For English we have some good practice when we want to create an password, like Add numbers, symbols and capital letters. As result we have password like this: P@ssW0rd. Is there any rule like this to create password in Japanese?
Note that this is no longer the suggested way to create strong passwords. It tends to be counter productive, and in fact your particular example has good odds of being cracked quickly if someone were to attempt to bruteforce it. Here is a breakdown:
Password length is more important than password complexity, and the language doesn't particularly matter. Regardless of language the total amount of "randomness" is what protects a password from bruteforce. Whether you are using English letters or Asian characters, the more the better.

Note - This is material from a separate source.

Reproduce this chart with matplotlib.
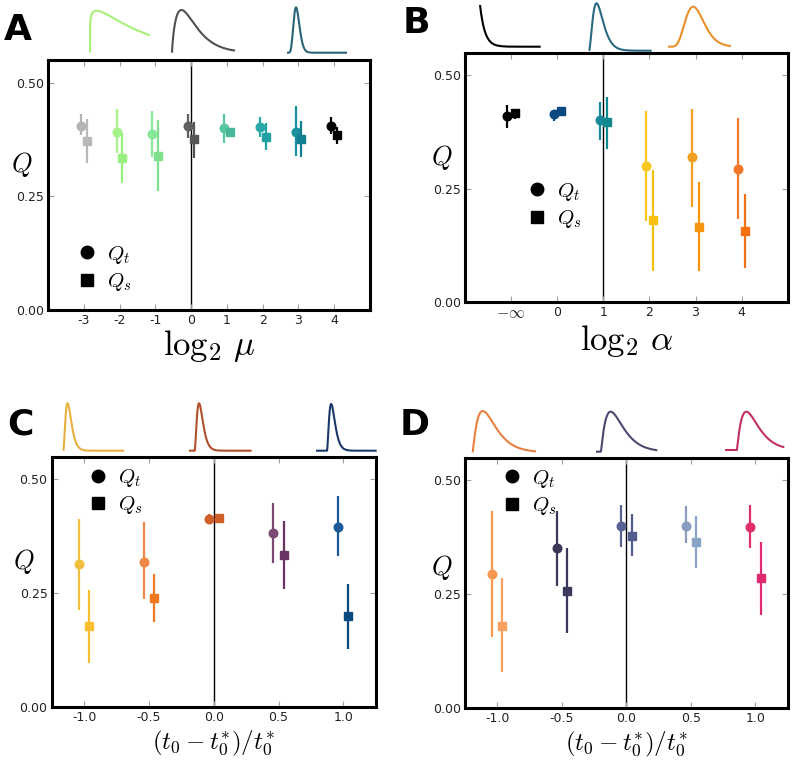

This is on stackoverflow. Simple rules when applying internatinalization to an app.
- Do not limit or require a-z and 0-9.
- Passwords should be in the coding scheme of UTF-8 not ASCII.
- Side Note: UTF-8 is backwards compatible with ASCII because the first 128-bits represent the ASCII character set.
- Make sure you set the meta tag of the website or whatever app to UTF-8.
- Always hash passwords using current NIST approved hashing algorithms. sodium cryptography library includes argon2, argon2i, argon2d
- Apply an appropriate length. We cannot assume a password of a specific length in the U.S. will be the same in say Vietnamese. Therefore saying a length of 10 characters in the U.S. might actually be 6 characters in the Vietnamese language because of some extra bits that are needed produce the diacritical marks.
- Etc etc best practices when storing password hashes into your databases
This post might help, it’s for Chinese characters but Japanese have kanji which uses the same characters for some of their ideas/words. https://stackoverflow.com/a/1037486/10223458
What you describe is not actually good practice for English passwords. Such trivial substitutions are easily overcome by an attacker. A better practice is using Diceware, randomly selecting several words.
This could work even better in Japanese and other Asian scripts which can represent entire words in only one or two characters. English Diceware has the problem that many websites restrict the password length to be too short for a good Diceware passphrase. Asian scripts will not have this problem (although they may have the problem of password entry forms only accepting Latin scripts).